Both authors favor the second approach, fearing that what they value about America could be lost if population aging and slowing growth continue. Longman, a senior fellow at the New American Foundation, sees America's purpose as providing a home for secular liberalism, and fears that if secular liberals like him don't start having more children, the only people having them will be "fundamentalists." He writes:
 

On our current course, more and more of the world's population will be produced by people who believe they are (or who in fact are) commanded by a higher power to procreate, or who just lack the foresight to avoid the social and economic cost of creating large families…. [S]uch a trend, if sustained, would drive human culture off its current market-driven, individualistic, modernist course, and gradually create an antimarket culture dominated by fundamentalist values.
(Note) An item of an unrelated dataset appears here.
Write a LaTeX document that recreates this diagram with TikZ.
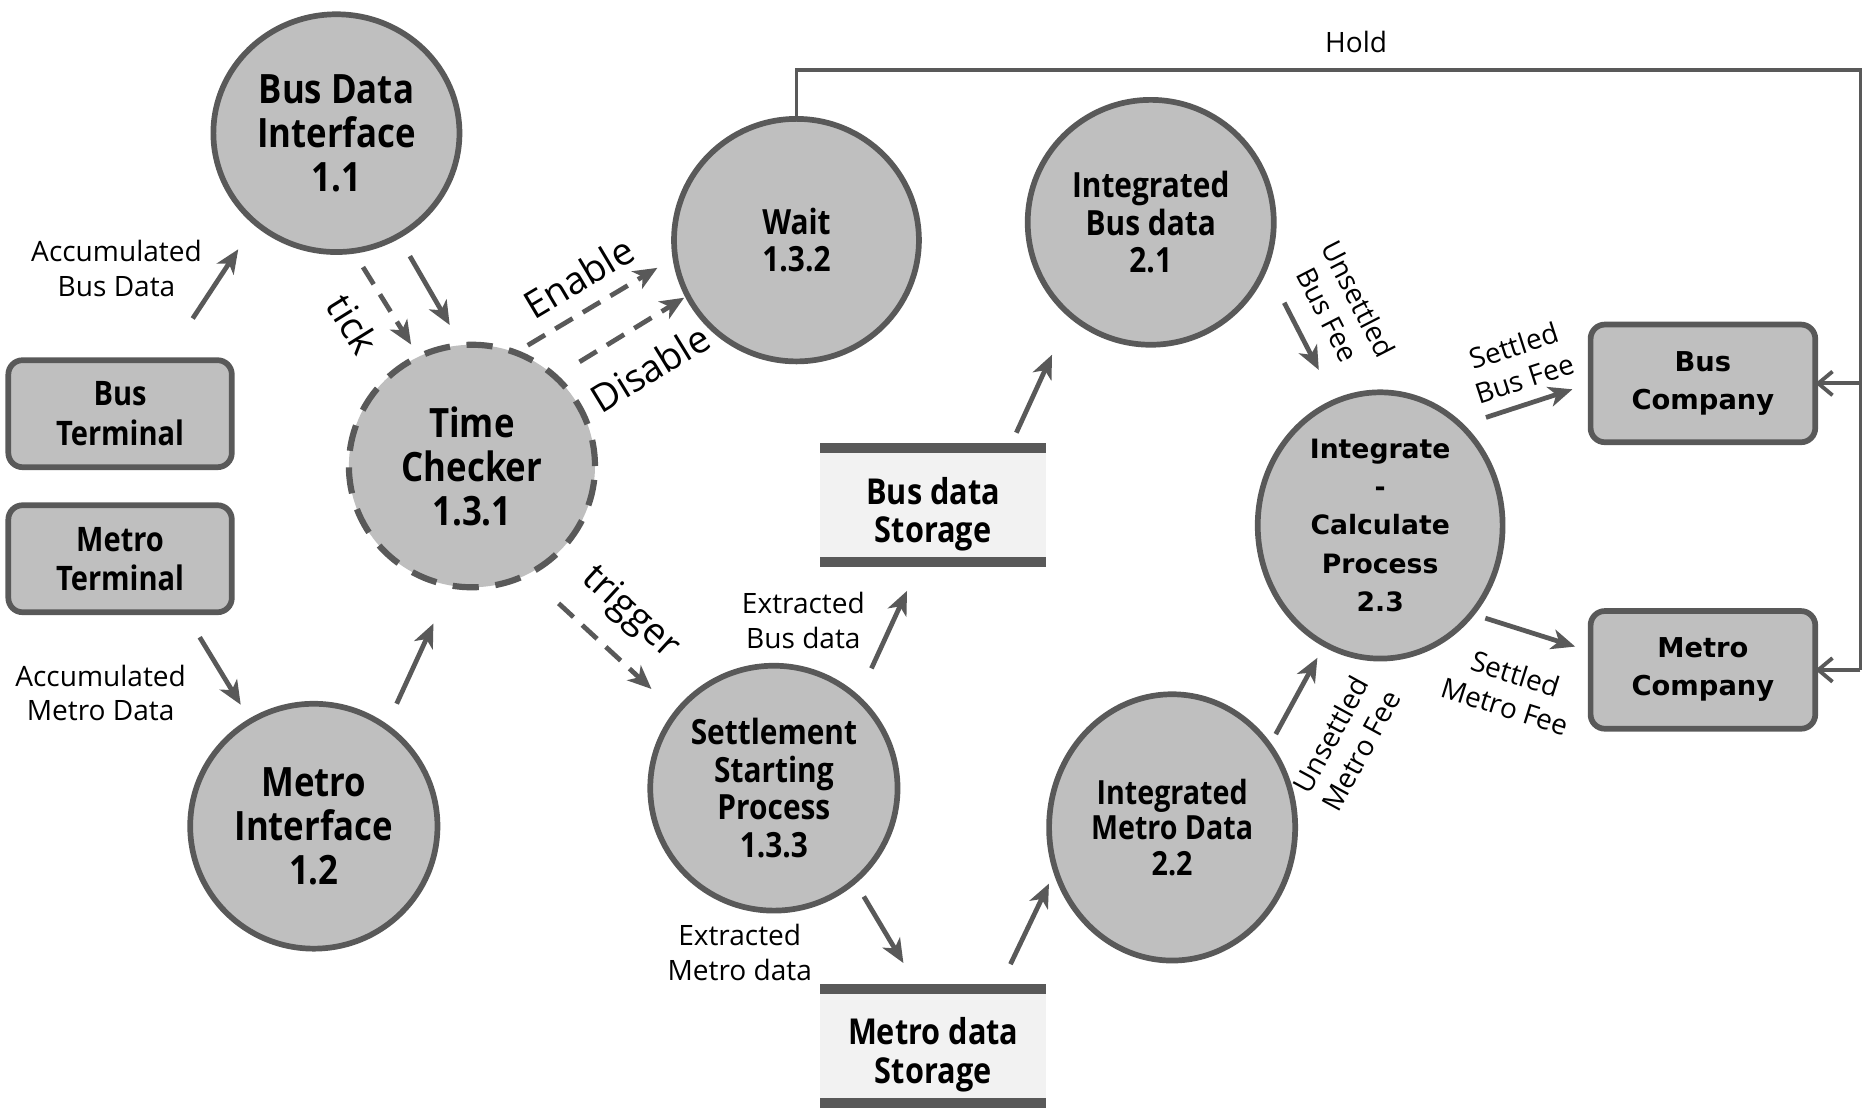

Wattenberg also fears that the New Demography could impair America's mission, which he defines somewhat differently. Other than defending itself, our country's " job" is "to vigorously promote social, economic, and individual liberty in America and around the world." Declares Wattenberg,

 

It's hard for me to imagine that the advance of individual and economic liberties in the world would continue without an exemplar nation that is prospering and growing. In the modern world America is that nation. Were America on the European/Japanese track of population decline, the case for democracy would be much harder to make.

When it comes to policies, Longman's recommendations are clearly intended to engineer for America his desired political culture. But he works from the common-sense proposition, often articulated by Jack Kemp, that if you tax something, you get less of it. Longman maintains that there is an effective tax on child-bearing and rearing; he spells out ways of lightening the load on parents, including exempting them from Social Security payments until their children turn 18 (the theory being that parents are already contributing to the future of society by raising children). To ensure healthier and more productive old age, he wants to hector Americans to eat less and exercise more. He also wants government to help the family reclaim its role as the center of economic activity, thus again making children economic assets rather than liabilities.

Wattenberg's solution, by contrast, is unambiguously undemocratic and coercive. He argues that pro-natalist policies like Longman's have always proven ineffective, and that the magic solution is mass immigration. Unfortunately, his data refute his argument. The Census Bureau projects an increase in our population of about 140 million, including new immigrants, over the first half of this century, but "only" a 50 million increase if there were no immigration at all. How is it plausible to claim that America will be derailed, and the worldwide spread of human liberty jeopardized, if our population grows by an average of one million a year instead of three million?

Basically, Wattenberg is saying that since Americans have freely chosen to have smaller families, the state must import people to supply the bodies needed to fuel the global democratic revolution. As others have noted, this mass-immigration worldview echoes Bertolt Brecht's suggestion that the East German government dissolve the people and elect a new one. Wattenberg never offers any specifics about how to "elect" this new people. What kind of actual immigration policy should we have? How many immigrants? What kind? How do we select and screen them? He offers nothing beyond the most vaporous generalities.

* * *

In the end, neither author has sufficient faith in the American people. Wattenberg sees his countrymen as not up to the task History has set before them, and so they must be supplemented by a huge, unending flow of outsiders. Longman, on the other hand, harbors the blue-state fear that those who feel commanded by nature and nature's God to procreate are itching secretly to establish a theocracy.

Some of Longman's suggestions about easing the burden of parents' excess taxation may well be advisable on equity grounds, and a certain low level of immigration by, say, foreign-born spouses, is desirable. But the social engineering that both authors call for is incompatible with republicanism, and in any case, unnecessary. The American people, through what one might call a reproductive free market, are collectively making sensible decisions about how many Americans there should be. We need sober and reasoned discussion about how best to adjust to changing demographics, and these books do a good job of alerting us to the challenges. But when it comes to having babies, our government should leave it to the citizenry to decide how best to secure the blessings of liberty to ourselves and our posterity.